Numerical investigation of losses in a double-suction multistage centrifugal pump and its mitigation using baffle plates

Abstract

The flow in a double-suction twin-volute five-stage centrifugal pump is studied numerically using Computational Fluid Dynamics (CFD) calculations. The pump performance at various flow rates obtained numerically are compared with the theoretically results. The deterioration in pump performance at various flow rates were investigated to find the losses associated with the design of the pump components. The stage-wise performance analysis revealed the hydraulic losses associated with the second-stage impeller due to highly swirled flow exiting from the first stage twin-volute. The fluid exiting the twin-volute have a high circumferential velocity than its radial component leading to a high pre-swirl at the inlet of stage 2 impeller. In order to regulate the high pre-swirl, baffle plates were installed at the exit of the twin-volute. Three baffle plate configurations were studied and their effects on the pump performances were compared.

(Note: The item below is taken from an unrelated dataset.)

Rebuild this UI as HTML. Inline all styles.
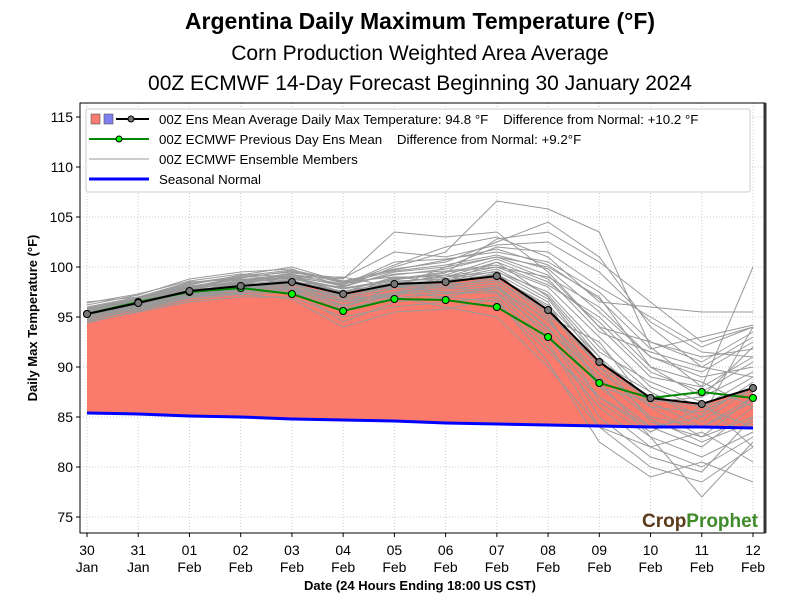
<!DOCTYPE html>
<html><head><meta charset="utf-8"><style>
body{margin:0;background:#fff;width:800px;height:600px;overflow:hidden;font-family:"Liberation Sans",sans-serif}
</style></head><body>
<svg id="c" width="800" height="600" xmlns="http://www.w3.org/2000/svg" font-family="Liberation Sans, sans-serif">
<text x="420" y="29" text-anchor="middle" font-size="23" font-weight="bold">Argentina Daily Maximum Temperature (°F)</text>
<text x="420" y="60" text-anchor="middle" font-size="21">Corn Production Weighted Area Average</text>
<text x="420" y="90" text-anchor="middle" font-size="21">00Z ECMWF 14-Day Forecast Beginning 30 January 2024</text>
<g id="grid"></g><g id="fill"></g><g id="ens"></g><g id="lines"></g><g id="axes"></g>
<text x="37" y="318" transform="rotate(-90 37 318)" text-anchor="middle" font-size="13" font-weight="bold">Daily Max Temperature (°F)</text>
<text x="420" y="590" text-anchor="middle" font-size="13" font-weight="bold">Date (24 Hours Ending 18:00 US CST)</text>
<g>
<rect x="86" y="109" width="664" height="83" fill="#fff" fill-opacity="0.85" stroke="#ccc" rx="2"/>
<rect x="91" y="114" width="9" height="10" fill="#f87b70" stroke="#555" stroke-width="0.6"/>
<rect x="104" y="114" width="9" height="10" fill="#7f7ff0" stroke="#555" stroke-width="0.6"/>
<line x1="116" y1="119" x2="149" y2="119" stroke="#000" stroke-width="2"/><circle cx="131" cy="119" r="3" fill="#777" stroke="#000"/>
<text x="159" y="124" font-size="13.3" xml:space="preserve">00Z Ens Mean Average Daily Max Temperature: 94.8 °F    Difference from Normal: +10.2 °F</text>
<line x1="89" y1="139" x2="149" y2="139" stroke="#080" stroke-width="2"/><circle cx="119" cy="139" r="3" fill="#0f0" stroke="#000"/>
<text x="159" y="144" font-size="13.3" xml:space="preserve">00Z ECMWF Previous Day Ens Mean    Difference from Normal: +9.2°F</text>
<line x1="89" y1="159" x2="149" y2="159" stroke="#999" stroke-width="1"/>
<text x="159" y="164" font-size="13.3">00Z ECMWF Ensemble Members</text>
<line x1="89" y1="179" x2="149" y2="179" stroke="#00f" stroke-width="3"/>
<text x="159" y="184" font-size="13.3">Seasonal Normal</text>
</g>
<g id="logo-g"><text x="642" y="527" font-size="19" font-weight="bold" textLength="116"><tspan fill="#5a3a1a">Crop</tspan><tspan fill="#3f8a2a">Prophet</tspan></text></g>
</svg>
<script>
const dates=["30|Jan","31|Jan","01|Feb","02|Feb","03|Feb","04|Feb","05|Feb","06|Feb","07|Feb","08|Feb","09|Feb","10|Feb","11|Feb","12|Feb"];
const yTicks=[75,80,85,90,95,100,105,110,115];
const ensMean=[95.3,96.4,97.6,98.1,98.5,97.3,98.3,98.5,99.1,95.7,90.5,86.9,86.3,87.9];
const prevMean=[95.3,96.5,97.5,97.9,97.3,95.6,96.8,96.7,96.0,93.0,88.4,86.9,87.5,86.9];
const normal=[85.4,85.3,85.1,85.0,84.8,84.7,84.6,84.4,84.3,84.2,84.1,84.0,84.0,83.9];
const members=[
[95.8,96.9,98.3,99.0,99.5,98.5,99.8,100.5,102.5,104.5,101.0,94.0,90.0,93.0],
[95.0,96.0,97.0,97.5,97.8,96.0,97.5,97.0,98.0,94.0,88.0,84.0,82.0,86.0],
[96.2,97.2,98.8,99.5,99.8,98.0,100.0,101.5,106.6,105.8,103.5,92.0,88.0,100.0],
[94.5,95.5,96.5,97.0,97.0,95.0,96.0,96.5,97.0,92.0,86.0,82.0,80.0,83.0],
[95.5,96.5,97.8,98.5,99.0,97.5,98.5,99.0,100.0,98.0,93.0,88.0,86.0,89.0],
[95.2,96.2,97.3,97.8,98.2,97.0,98.0,98.0,99.0,96.0,90.0,85.0,84.0,87.0],
[96.0,97.0,98.5,98.8,98.5,96.5,97.0,96.0,95.0,90.0,84.0,80.0,78.5,82.0],
[94.8,96.0,97.0,98.0,98.5,98.0,99.5,100.0,101.0,100.0,97.0,90.0,87.0,92.0],
[95.4,96.6,98.0,98.5,99.2,98.8,103.5,103.0,103.5,99.5,94.0,89.0,88.0,91.0],
[95.1,96.3,97.6,97.2,97.5,95.5,97.5,98.0,98.5,94.5,89.5,86.0,85.5,88.0],
[95.6,96.8,98.2,99.2,100.0,98.5,99.0,98.5,100.5,97.0,91.0,84.5,83.0,85.0],
[94.6,95.8,97.0,98.0,98.5,96.0,98.0,97.5,98.0,93.0,87.0,83.5,86.0,84.0],
[95.9,96.6,97.5,98.5,98.0,97.0,97.0,99.0,99.5,97.5,92.0,87.5,85.0,94.0],
[95.3,96.4,97.6,98.2,98.8,97.8,98.8,99.5,100.0,99.0,96.0,91.0,89.0,90.0],
[95.0,96.0,97.2,97.8,98.0,96.5,97.5,98.0,97.5,93.5,85.0,81.0,79.5,85.0],
[96.5,97.0,98.0,99.0,99.0,99.0,98.0,100.0,102.0,101.5,98.0,95.0,92.0,94.0],
[95.2,96.1,97.1,97.9,98.3,97.0,98.2,98.3,99.3,96.5,88.0,86.5,84.0,86.5],
[94.9,96.3,97.9,98.3,98.6,97.5,99.0,99.0,100.5,98.5,94.5,89.5,87.5,90.5],
[95.7,96.7,97.4,98.0,97.8,94.5,96.5,97.0,96.5,91.5,87.0,84.0,85.0,88.5],
[95.1,96.2,97.5,98.4,99.0,97.8,98.6,98.8,99.8,97.2,91.5,88.5,86.5,82.0],
[95.4,96.5,97.7,98.1,98.7,97.2,98.9,99.2,98.8,95.0,92.5,86.0,83.0,87.0],
[95.6,96.9,98.1,98.7,99.3,98.2,100.5,100.8,101.5,100.5,97.5,92.5,90.5,93.5],
[94.7,95.9,97.0,97.7,97.9,96.2,97.2,97.8,98.2,93.8,89.0,84.8,82.5,84.5],
[95.3,96.5,97.8,98.0,98.4,97.6,98.4,98.6,99.6,96.8,90.5,87.5,84.5,88.0],
[95.5,96.3,97.4,98.3,99.1,98.1,99.3,99.6,100.2,98.2,95.0,90.0,88.5,86.0],
[95.0,96.1,97.3,98.0,98.3,96.8,97.8,97.3,97.8,94.8,88.5,83.0,81.0,83.5],
[95.8,96.8,98.0,98.9,99.6,98.4,99.6,100.2,101.2,99.8,95.5,91.0,89.5,92.5],
[95.2,96.4,97.6,98.1,98.5,97.3,98.1,98.2,98.7,95.5,90.0,86.8,86.0,87.5],
[96.4,97.3,98.6,99.3,99.0,98.2,100.2,102.0,103.0,101.0,96.5,96.0,95.5,95.5],
[95.7,96.6,97.9,98.6,99.4,98.9,101.5,101.0,102.2,102.5,99.5,94.5,91.5,91.0],
[94.4,95.6,96.7,97.3,96.8,94.0,95.5,95.8,96.8,90.5,82.5,79.0,80.5,78.5],
[95.9,96.9,98.4,99.1,99.7,98.6,99.7,100.7,101.8,100.2,96.8,91.8,93.0,94.2],
[95.1,96.0,97.3,97.6,97.6,96.7,97.3,98.4,99.4,95.2,86.5,83.0,77.0,82.5],
[95.6,96.7,97.9,98.8,98.9,97.9,98.7,99.4,102.8,103.5,100.5,96.5,92.5,94.0],
[95.3,96.2,97.5,98.4,98.9,97.4,98.3,99.2,100.8,98.8,93.5,91.5,90.0,89.0],
[94.8,95.7,96.9,97.4,97.6,95.8,96.9,97.4,97.4,92.5,84.0,82.0,83.5,80.5],
[95.5,96.6,97.7,98.6,99.2,98.3,99.2,99.8,101.0,99.2,94.0,92.5,91.0,91.8],
[95.2,96.3,97.7,98.2,98.6,97.1,98.0,98.7,99.0,96.2,91.0,86.5,87.0,89.5]
];
const X0=87,X1=753,Y0=117,YV0=115,PPD=10,PL=80,PR=765,PT=103,PB=533;
const sx=i=>X0+i*(X1-X0)/(dates.length-1);
const sy=v=>Y0+(YV0-v)*PPD;
const NS="http://www.w3.org/2000/svg";
function mk(p,t,a){const e=document.createElementNS(NS,t);for(const k in a)e.setAttribute(k,a[k]);document.getElementById(p).appendChild(e);return e;}
const pts=arr=>arr.map((v,i)=>sx(i)+","+sy(v)).join(" ");
yTicks.forEach(t=>{const g=mk("grid","line",{x1:PL,x2:PR,y1:sy(t),y2:sy(t),stroke:"#ccc","stroke-dasharray":"1,2"});

});
dates.forEach((d,i)=>{const g=mk("grid","line",{x1:sx(i),x2:sx(i),y1:PT,y2:PB,stroke:"#ccc","stroke-dasharray":"1,2"});

});
const fp=pts(ensMean)+" "+normal.map((v,i)=>sx(i)+","+sy(v)).reverse().join(" ");
const f=mk("fill","polygon",{points:fp,fill:"#fa7a6c"});


members.forEach(m=>{const l=mk("ens","polyline",{points:pts(m),fill:"none",stroke:"#999","stroke-width":1});

});
const n=mk("lines","polyline",{points:pts(normal),fill:"none",stroke:"#00f","stroke-width":3});


const pl=mk("lines","polyline",{points:pts(prevMean),fill:"none",stroke:"#080","stroke-width":2});


const ml=mk("lines","polyline",{points:pts(ensMean),fill:"none",stroke:"#000","stroke-width":2});


prevMean.forEach((v,i)=>{const c=mk("lines","circle",{cx:sx(i),cy:sy(v),r:3.5,fill:"#0f0",stroke:"#000"});

});
ensMean.forEach((v,i)=>{const c=mk("lines","circle",{cx:sx(i),cy:sy(v),r:3.5,fill:"#777",stroke:"#000"});

});
const fr=mk("axes","rect",{x:PL,y:PT,width:PR-PL,height:PB-PT,fill:"none",stroke:"#000","stroke-width":1});


const rb=mk("axes","line",{x1:PR,x2:PR,y1:PT,y2:PB,stroke:"#333","stroke-width":3});


yTicks.forEach(t=>{mk("axes","line",{x1:PL-4,x2:PL,y1:sy(t),y2:sy(t),stroke:"#000"});
const tx=mk("axes","text",{x:PL-7,y:sy(t)+5,"text-anchor":"end","font-size":14});tx.textContent=t;

});
dates.forEach((d,i)=>{mk("axes","line",{x1:sx(i),x2:sx(i),y1:PB,y2:PB+4,stroke:"#000"});
const [a,b]=d.split("|");
const t1=mk("axes","text",{x:sx(i),y:555,"text-anchor":"middle","font-size":14});t1.textContent=a;


const t2=mk("axes","text",{x:sx(i),y:572,"text-anchor":"middle","font-size":14});t2.textContent=b;

});
</script>
</body></html>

The vertical configuration improved the pump efficiency by 1.36% and head by 6.04% while the horizontal configuration improved them by 2.42% and 5.96% respectively. The 4-plate baffle configuration improved the pump performance by only a small margin. The installation of the baffle plates also improved the stage performances in both design and off-design conditions. The horizontally installed baffle plates were then tested at various angles. The plates installed at 300° clock-wise increased the pump head by 9.08% and efficiency by 3.87%. A comprehensive analysis of the flow physics inside the pump are also presented.